Stated task: Everything in the listing except the pictures should be written out exactly.

>>>>>

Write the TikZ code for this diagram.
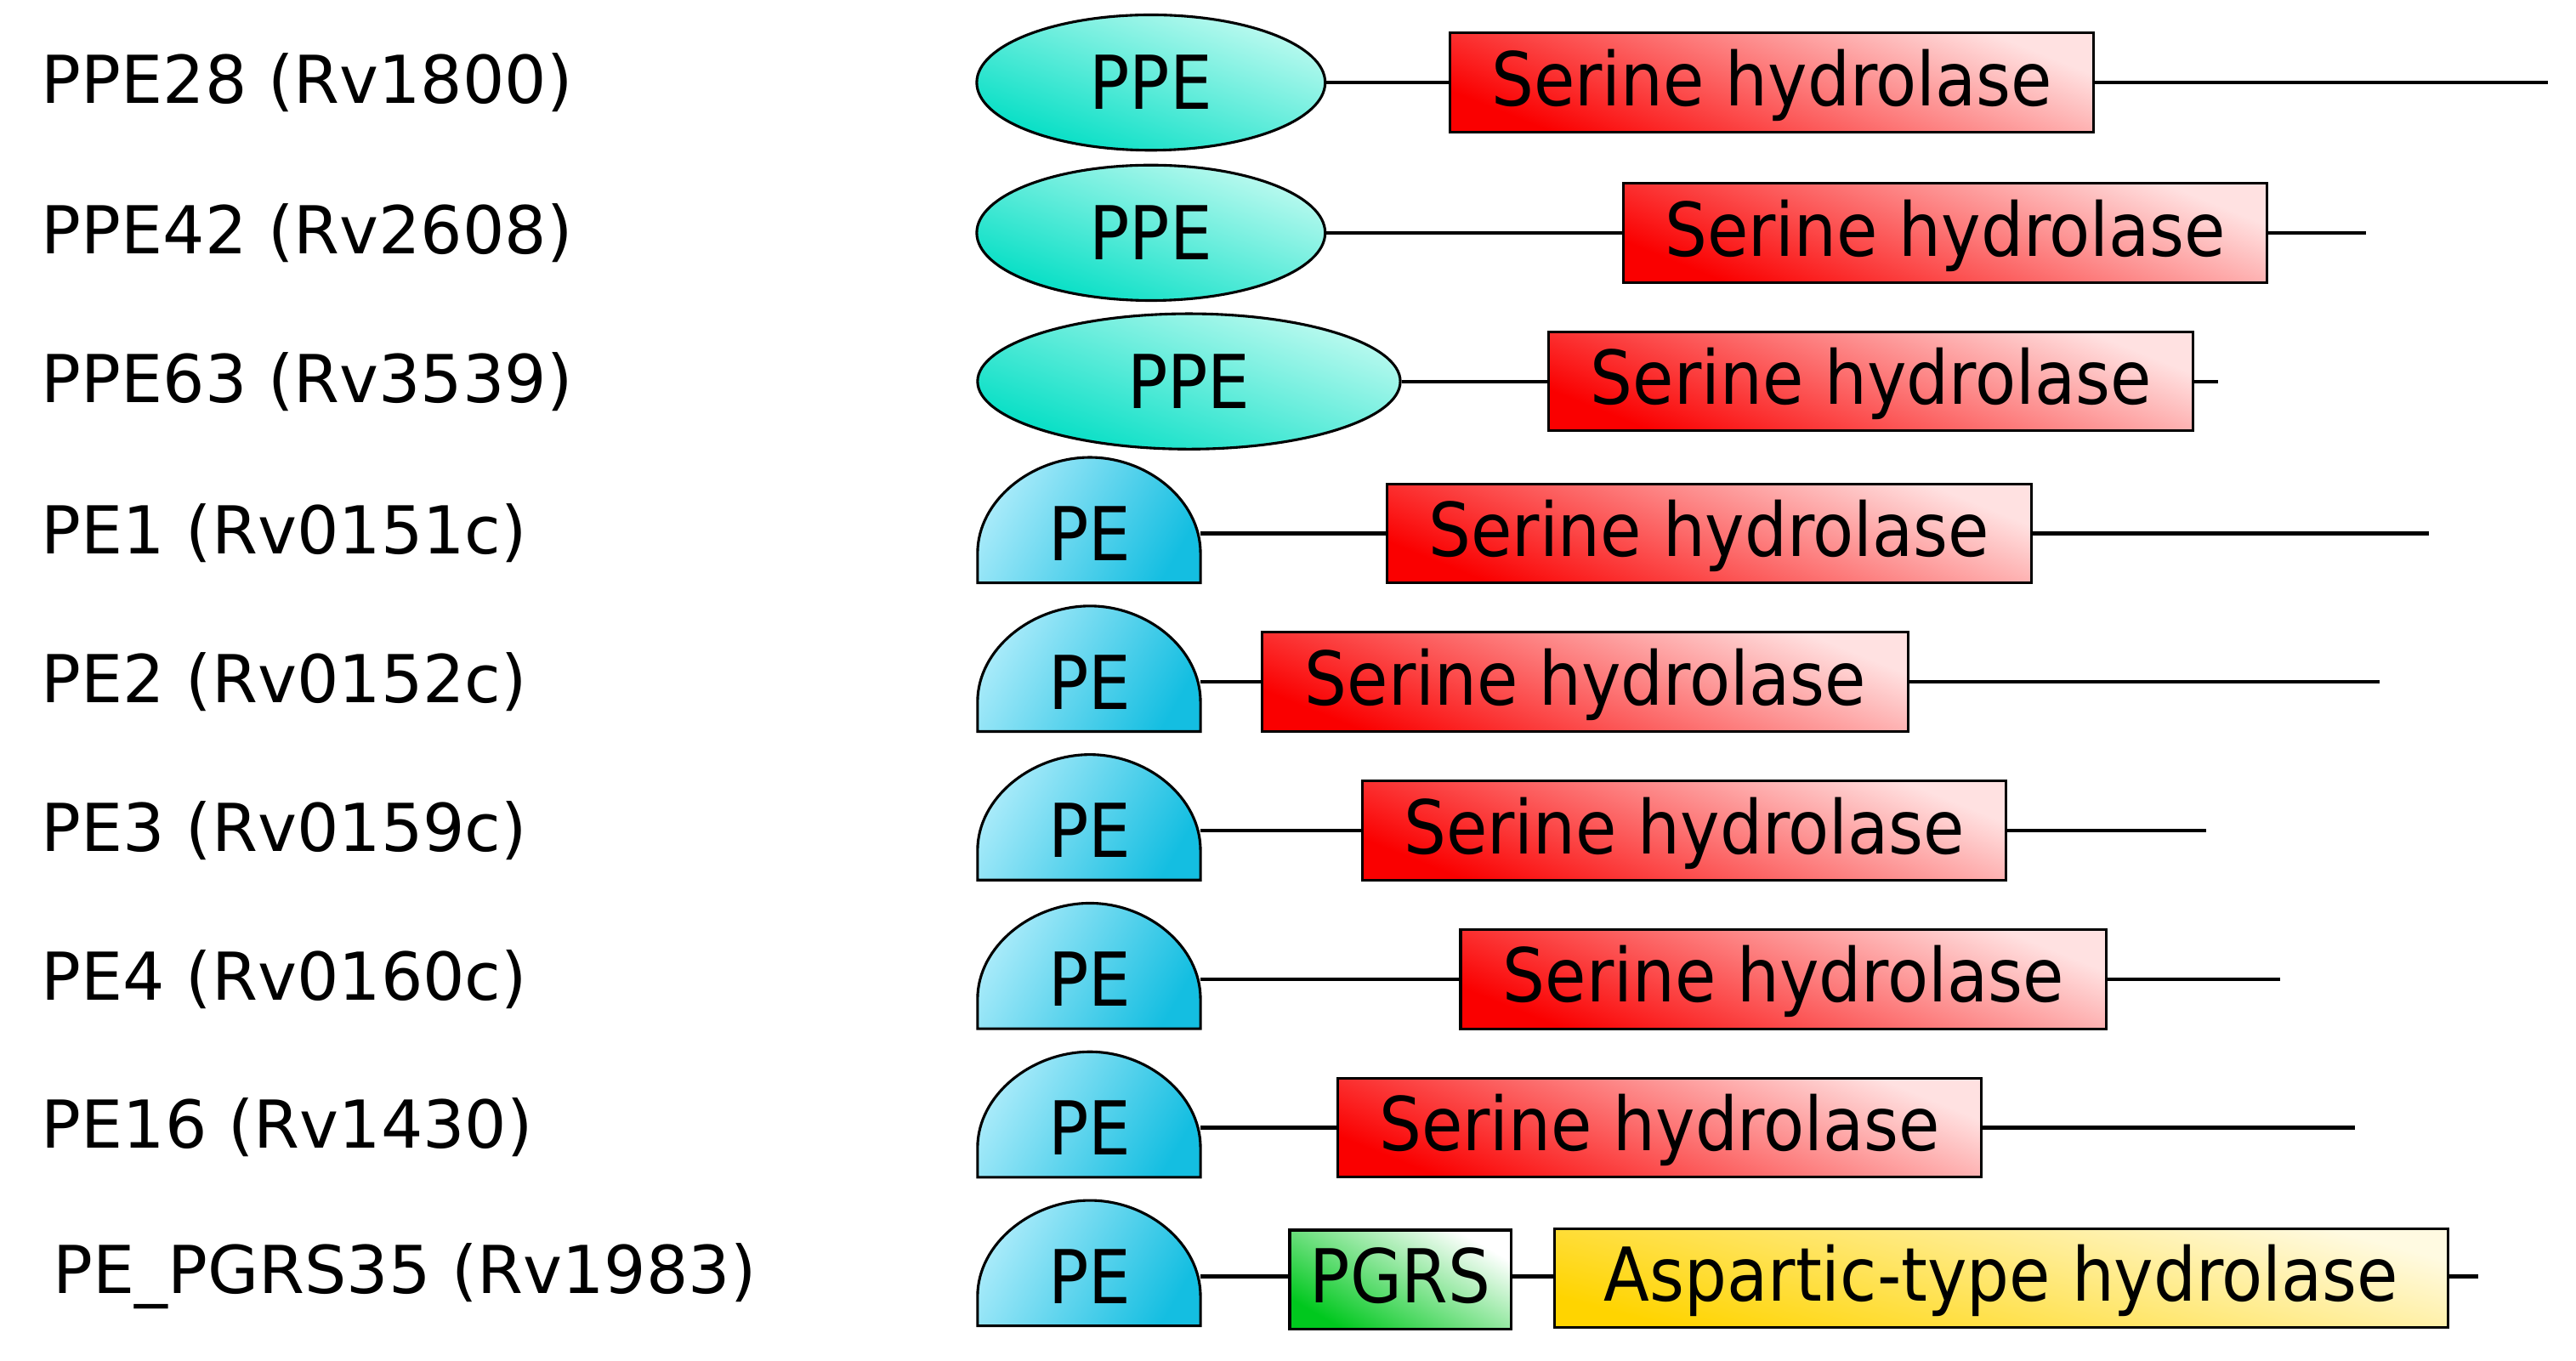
\documentclass[tikz,border=0pt]{standalone}
\usepackage{fontspec}
\usetikzlibrary{shapes.geometric}
\setmainfont{DejaVu Sans}
\newfontfamily\cond{DejaVu Sans Condensed}
\definecolor{teal1}{RGB}{0,222,196}
\definecolor{teal2}{RGB}{190,250,240}
\definecolor{pe1}{RGB}{20,190,225}
\definecolor{pe2}{RGB}{170,235,250}
\definecolor{red1}{RGB}{250,0,0}
\definecolor{red2}{RGB}{255,225,225}
\definecolor{yel1}{RGB}{255,212,0}
\definecolor{yel2}{RGB}{255,250,225}
\definecolor{grn1}{RGB}{0,200,30}
\begin{document}
\begin{tikzpicture}[x=1pt,y=-1pt,
  lab/.style={anchor=west,inner sep=0pt,font=\fontsize{40}{40}\selectfont},
  dom/.style={draw=black,line width=1.6pt,minimum height=60pt,inner sep=0pt,font=\cond\fontsize{45}{45}\selectfont,text height=32pt,text depth=4pt},
  ser/.style={dom,shading=axis,top color=red2,bottom color=red1,shading angle=-22},
  ppe/.style={draw=black,line width=1.6pt,ellipse,inner sep=0pt,minimum height=82pt,shading=axis,top color=teal1,bottom color=teal2,shading angle=160,font=\cond\fontsize{45}{45}\selectfont},
  ln/.style={line width=2.2pt}]
\useasboundingbox (0,0) rectangle (1560,824);
\newcommand{\pedomeat}[2]{%
  \draw[line width=1.6pt,shading=axis,top color=pe2,bottom color=pe1,shading angle=60]
    (592,#1+30) -- (592,#1+12) .. controls (592,#1-20) and (625,#1-46) .. (660,#1-46)
    .. controls (695,#1-46) and (727,#1-20) .. (727,#1+12) -- (727,#1+30) -- cycle;
  \node[font=\cond\fontsize{45}{45}\selectfont] (#2) at (660,#1) {PE};
  \coordinate (#2e) at (727,#1);}
% labels
\node[lab] (l1) at (25,50) {PPE28 (Rv1800)};
\node[lab] (l2) at (25,141) {PPE42 (Rv2608)};
\node[lab] (l3) at (25,231) {PPE63 (Rv3539)};
\node[lab] (l4) at (25,323) {PE1 (Rv0151c)};
\node[lab] (l5) at (25,413) {PE2 (Rv0152c)};
\node[lab] (l6) at (25,503) {PE3 (Rv0159c)};
\node[lab] (l7) at (25,593) {PE4 (Rv0160c)};
\node[lab] (l8) at (25,683) {PE16 (Rv1430)};
\node[lab] (l9) at (32,773) {PE\_PGRS35 (Rv1983)};
% PPE rows
\node[ppe,minimum width=211pt] (p1) at (697,50) {PPE};
\node[ppe,minimum width=211pt] (p2) at (697,141) {PPE};
\node[ppe,minimum width=256pt] (p3) at (720,231) {PPE};
\coordinate (e1) at (1543,50); \coordinate (e2) at (1433,141); \coordinate (e3) at (1343,231);
\draw[ln] (p1.east) -- (e1); \draw[ln] (p2.east) -- (e2); \draw[ln] (p3.east) -- (e3);
\node[ser,minimum width=390pt] (s1) at (1073,50) {Serine hydrolase};
\node[ser,minimum width=390pt] (s2) at (1178,141) {Serine hydrolase};
\node[ser,minimum width=390pt] (s3) at (1133,231) {Serine hydrolase};
% PE rows
\pedomeat{323}{q4}\pedomeat{413}{q5}\pedomeat{503}{q6}\pedomeat{593}{q7}\pedomeat{683}{q8}\pedomeat{773}{q9}
\coordinate (e4) at (1471,323); \coordinate (e5) at (1441,413); \coordinate (e6) at (1336,503);
\coordinate (e7) at (1381,593); \coordinate (e8) at (1426,683); \coordinate (e9) at (1501,773);
\draw[ln] (q4e) -- (e4); \draw[ln] (q5e) -- (e5); \draw[ln] (q6e) -- (e6);
\draw[ln] (q7e) -- (e7); \draw[ln] (q8e) -- (e8); \draw[ln] (q9e) -- (e9);
\node[ser,minimum width=390pt] (s4) at (1035,323) {Serine hydrolase};
\node[ser,minimum width=391pt] (s5) at (960,413) {Serine hydrolase};
\node[ser,minimum width=390pt] (s6) at (1020,503) {Serine hydrolase};
\node[ser,minimum width=391pt] (s7) at (1080,593) {Serine hydrolase};
\node[ser,minimum width=390pt] (s8) at (1005,683) {Serine hydrolase};
\node[dom,minimum width=134pt,minimum height=60pt,shading=axis,top color=white,bottom color=grn1,shading angle=-30] (g9) at (848,775) {PGRS};
\node[dom,minimum width=541pt,shading=axis,top color=yel2,bottom color=yel1,shading angle=-15] (a9) at (1212,774) {Aspartic-type hydrolase};
\end{tikzpicture}
\end{document}
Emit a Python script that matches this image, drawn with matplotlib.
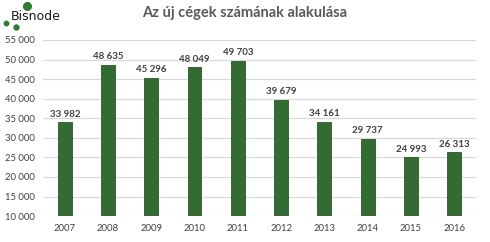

<<<<<

Response:
Write the TikZ code for this diagram.
\documentclass[tikz,border=0pt]{standalone}
\usepackage{fontspec}
\usetikzlibrary{shapes.geometric}
\setmainfont{DejaVu Sans}
\newfontfamily\cond{DejaVu Sans Condensed}
\definecolor{teal1}{RGB}{0,222,196}
\definecolor{teal2}{RGB}{190,250,240}
\definecolor{pe1}{RGB}{20,190,225}
\definecolor{pe2}{RGB}{170,235,250}
\definecolor{red1}{RGB}{250,0,0}
\definecolor{red2}{RGB}{255,225,225}
\definecolor{yel1}{RGB}{255,212,0}
\definecolor{yel2}{RGB}{255,250,225}
\definecolor{grn1}{RGB}{0,200,30}
\begin{document}
\begin{tikzpicture}[x=1pt,y=-1pt,
  lab/.style={anchor=west,inner sep=0pt,font=\fontsize{40}{40}\selectfont},
  dom/.style={draw=black,line width=1.6pt,minimum height=60pt,inner sep=0pt,font=\cond\fontsize{45}{45}\selectfont,text height=32pt,text depth=4pt},
  ser/.style={dom,shading=axis,top color=red2,bottom color=red1,shading angle=-22},
  ppe/.style={draw=black,line width=1.6pt,ellipse,inner sep=0pt,minimum height=82pt,shading=axis,top color=teal1,bottom color=teal2,shading angle=160,font=\cond\fontsize{45}{45}\selectfont},
  ln/.style={line width=2.2pt}]
\useasboundingbox (0,0) rectangle (1560,824);
\newcommand{\pedomeat}[2]{%
  \draw[line width=1.6pt,shading=axis,top color=pe2,bottom color=pe1,shading angle=60]
    (592,#1+30) -- (592,#1+12) .. controls (592,#1-20) and (625,#1-46) .. (660,#1-46)
    .. controls (695,#1-46) and (727,#1-20) .. (727,#1+12) -- (727,#1+30) -- cycle;
  \node[font=\cond\fontsize{45}{45}\selectfont] (#2) at (660,#1) {PE};
  \coordinate (#2e) at (727,#1);}
% labels
\node[lab] (l1) at (25,50) {PPE28 (Rv1800)};
\node[lab] (l2) at (25,141) {PPE42 (Rv2608)};
\node[lab] (l3) at (25,231) {PPE63 (Rv3539)};
\node[lab] (l4) at (25,323) {PE1 (Rv0151c)};
\node[lab] (l5) at (25,413) {PE2 (Rv0152c)};
\node[lab] (l6) at (25,503) {PE3 (Rv0159c)};
\node[lab] (l7) at (25,593) {PE4 (Rv0160c)};
\node[lab] (l8) at (25,683) {PE16 (Rv1430)};
\node[lab] (l9) at (32,773) {PE\_PGRS35 (Rv1983)};
% PPE rows
\node[ppe,minimum width=211pt] (p1) at (697,50) {PPE};
\node[ppe,minimum width=211pt] (p2) at (697,141) {PPE};
\node[ppe,minimum width=256pt] (p3) at (720,231) {PPE};
\coordinate (e1) at (1543,50); \coordinate (e2) at (1433,141); \coordinate (e3) at (1343,231);
\draw[ln] (p1.east) -- (e1); \draw[ln] (p2.east) -- (e2); \draw[ln] (p3.east) -- (e3);
\node[ser,minimum width=390pt] (s1) at (1073,50) {Serine hydrolase};
\node[ser,minimum width=390pt] (s2) at (1178,141) {Serine hydrolase};
\node[ser,minimum width=390pt] (s3) at (1133,231) {Serine hydrolase};
% PE rows
\pedomeat{323}{q4}\pedomeat{413}{q5}\pedomeat{503}{q6}\pedomeat{593}{q7}\pedomeat{683}{q8}\pedomeat{773}{q9}
\coordinate (e4) at (1471,323); \coordinate (e5) at (1441,413); \coordinate (e6) at (1336,503);
\coordinate (e7) at (1381,593); \coordinate (e8) at (1426,683); \coordinate (e9) at (1501,773);
\draw[ln] (q4e) -- (e4); \draw[ln] (q5e) -- (e5); \draw[ln] (q6e) -- (e6);
\draw[ln] (q7e) -- (e7); \draw[ln] (q8e) -- (e8); \draw[ln] (q9e) -- (e9);
\node[ser,minimum width=390pt] (s4) at (1035,323) {Serine hydrolase};
\node[ser,minimum width=391pt] (s5) at (960,413) {Serine hydrolase};
\node[ser,minimum width=390pt] (s6) at (1020,503) {Serine hydrolase};
\node[ser,minimum width=391pt] (s7) at (1080,593) {Serine hydrolase};
\node[ser,minimum width=390pt] (s8) at (1005,683) {Serine hydrolase};
\node[dom,minimum width=134pt,minimum height=60pt,shading=axis,top color=white,bottom color=grn1,shading angle=-30] (g9) at (848,775) {PGRS};
\node[dom,minimum width=541pt,shading=axis,top color=yel2,bottom color=yel1,shading angle=-15] (a9) at (1212,774) {Aspartic-type hydrolase};
\end{tikzpicture}
\end{document}
Emit a Python script that matches this image, drawn with matplotlib.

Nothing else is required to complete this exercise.